Post by FrankenGraphics »

For me, there is no clear cut rule for PAL 50hz compensation. It has to be assessed game for game (homebrew for homebrew).

In Project Blue, even after we elected to make the acceleration/decelaration of the character a bit snappier after getting some feedback, running the game on PAL was initially still a bit too sluggish. Human reaction time is more or less a constant which the physics of a game are referenced to. In this case you wanted to react "too early". Then there's the absolute metric space in a level design. For a non-scrolling flick screen platformer with super mario physics using a level layout that for the most time emphasizes "one room at a time", all in all it just didn't click with a non-compensated PAL update rate. Toggle_switch did a great job making it work for both NTSC and PAL and i much rather prefer playing the compensated version on PAL than the original. There are tiny differences, but ultimately, the only practical effect is a tiny one: speed runs will have to be defined in NTSC and PAL categories. Which i just realized would be true in the non-compensated case, too. Except it could be seen as less glorious to score a record for a variant whose only difference is that it is a bit slower, so i think the compensation might make PAL runs a bit more attractive.

The interface to be playing NTSC or PAL versions is simple. Pop it in a NTSC or PAL unit depending on which you want to play. Or emulate it for whichever version you want to speed run practice.

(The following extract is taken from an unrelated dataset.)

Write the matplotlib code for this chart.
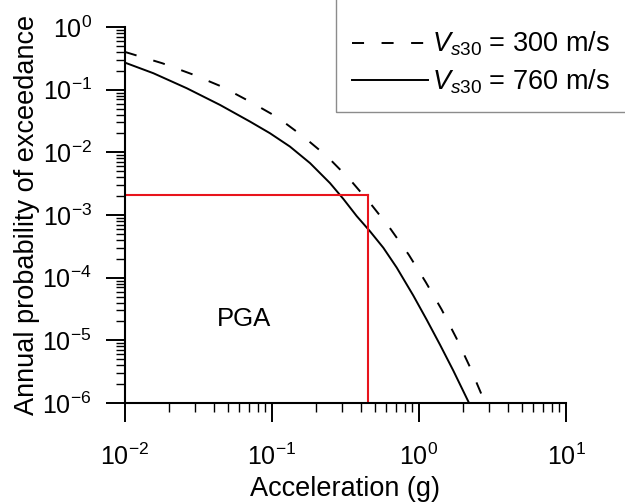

In a game with simple on/off movement, such as castlevania, or one with or snappier acceleration than Project Blue, PAL compensation might be of lesser value.

Basically, i think:
automatic NTSC/PAL detection is good, but depending on case and implementation.
keeping NTSC version only is OK, provided both play decently on both systems.
keeping separate NTSC/PAL versions, in this day and age, is OK but also slightly questionable since you might get the weird case where a PAL only version is played in an NTSC unit.
keeping NTSC version only without testing PAL (at least in emulation*) to at least check if it plays well is below what i'd expect of anyone doing a physical release. This is hard to know for sure, and "Will it work on PAL?" is a question open to interpretation.

(*just don’t rely on their PAL master palette interpretations if colour definition is important. consult someone with a PAL unit and preferrably a couple of screens).